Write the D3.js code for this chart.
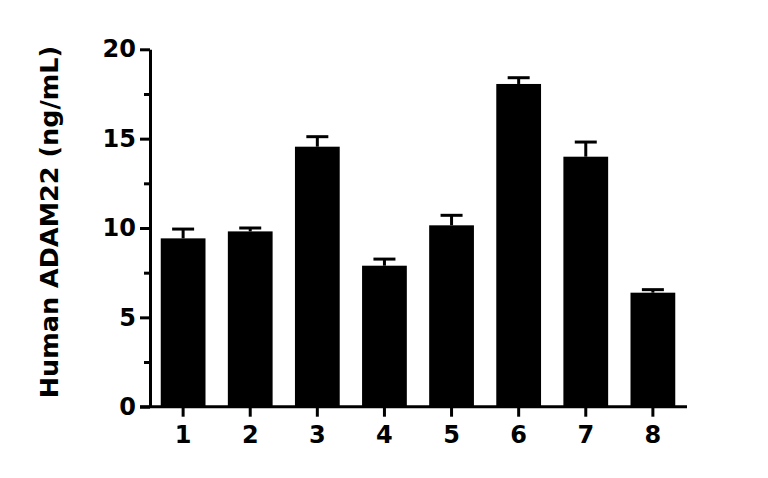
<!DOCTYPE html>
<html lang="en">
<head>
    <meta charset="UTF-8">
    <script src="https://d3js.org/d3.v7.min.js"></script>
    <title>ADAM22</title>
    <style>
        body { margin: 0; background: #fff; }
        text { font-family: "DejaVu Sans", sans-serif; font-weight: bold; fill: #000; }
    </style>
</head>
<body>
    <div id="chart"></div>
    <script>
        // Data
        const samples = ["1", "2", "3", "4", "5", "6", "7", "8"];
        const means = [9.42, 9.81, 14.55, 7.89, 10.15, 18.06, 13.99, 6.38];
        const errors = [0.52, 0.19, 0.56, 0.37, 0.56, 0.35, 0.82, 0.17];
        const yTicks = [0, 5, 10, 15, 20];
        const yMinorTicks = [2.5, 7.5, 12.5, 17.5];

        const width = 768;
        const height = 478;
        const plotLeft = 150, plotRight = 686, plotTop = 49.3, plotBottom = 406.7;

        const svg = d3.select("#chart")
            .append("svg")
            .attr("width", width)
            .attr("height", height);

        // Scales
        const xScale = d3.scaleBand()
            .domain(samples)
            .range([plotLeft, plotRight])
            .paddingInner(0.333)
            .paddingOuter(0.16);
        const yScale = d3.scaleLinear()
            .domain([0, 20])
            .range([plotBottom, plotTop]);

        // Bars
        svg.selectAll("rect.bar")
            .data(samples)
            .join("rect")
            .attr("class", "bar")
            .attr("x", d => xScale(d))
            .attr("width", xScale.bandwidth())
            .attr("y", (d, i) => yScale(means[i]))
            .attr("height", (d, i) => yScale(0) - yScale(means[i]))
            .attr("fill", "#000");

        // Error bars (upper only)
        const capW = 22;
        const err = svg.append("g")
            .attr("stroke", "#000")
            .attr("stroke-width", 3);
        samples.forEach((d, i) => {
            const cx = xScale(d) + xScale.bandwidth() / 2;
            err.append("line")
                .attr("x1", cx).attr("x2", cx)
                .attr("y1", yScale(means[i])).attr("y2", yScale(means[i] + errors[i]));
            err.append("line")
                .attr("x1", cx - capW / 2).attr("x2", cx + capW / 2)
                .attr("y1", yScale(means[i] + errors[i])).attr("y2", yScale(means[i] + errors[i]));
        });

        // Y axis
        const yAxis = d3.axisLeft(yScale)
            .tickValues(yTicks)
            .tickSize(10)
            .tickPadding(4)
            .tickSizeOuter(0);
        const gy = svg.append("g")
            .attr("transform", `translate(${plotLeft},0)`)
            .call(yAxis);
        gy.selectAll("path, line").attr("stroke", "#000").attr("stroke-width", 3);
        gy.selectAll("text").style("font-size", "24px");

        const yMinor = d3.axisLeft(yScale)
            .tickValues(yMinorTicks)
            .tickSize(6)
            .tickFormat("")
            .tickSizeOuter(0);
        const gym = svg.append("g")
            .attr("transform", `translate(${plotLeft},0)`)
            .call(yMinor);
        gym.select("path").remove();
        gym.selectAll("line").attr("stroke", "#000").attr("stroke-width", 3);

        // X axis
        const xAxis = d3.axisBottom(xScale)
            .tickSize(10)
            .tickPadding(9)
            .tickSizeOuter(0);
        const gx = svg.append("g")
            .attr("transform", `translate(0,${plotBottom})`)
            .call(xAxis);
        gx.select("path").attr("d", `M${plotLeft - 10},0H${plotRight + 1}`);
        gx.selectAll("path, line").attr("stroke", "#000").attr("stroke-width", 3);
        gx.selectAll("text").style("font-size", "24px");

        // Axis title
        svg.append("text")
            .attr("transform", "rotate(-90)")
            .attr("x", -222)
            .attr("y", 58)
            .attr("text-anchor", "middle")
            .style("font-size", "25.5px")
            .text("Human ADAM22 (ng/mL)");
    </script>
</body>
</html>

> [DO THIS] Take the lines from the start of the material to the line with "const plotLeft = 150, plotRight", both included, and transcribe them exactly without the pictures.

> [EXERCISE RESULT]
Write the D3.js code for this chart.
<!DOCTYPE html>
<html lang="en">
<head>
    <meta charset="UTF-8">
    <script src="https://d3js.org/d3.v7.min.js"></script>
    <title>ADAM22</title>
    <style>
        body { margin: 0; background: #fff; }
        text { font-family: "DejaVu Sans", sans-serif; font-weight: bold; fill: #000; }
    </style>
</head>
<body>
    <div id="chart"></div>
    <script>
        // Data
        const samples = ["1", "2", "3", "4", "5", "6", "7", "8"];
        const means = [9.42, 9.81, 14.55, 7.89, 10.15, 18.06, 13.99, 6.38];
        const errors = [0.52, 0.19, 0.56, 0.37, 0.56, 0.35, 0.82, 0.17];
        const yTicks = [0, 5, 10, 15, 20];
        const yMinorTicks = [2.5, 7.5, 12.5, 17.5];

        const width = 768;
        const height = 478;
        const plotLeft = 150, plotRight = 686, plotTop = 49.3, plotBottom = 406.7;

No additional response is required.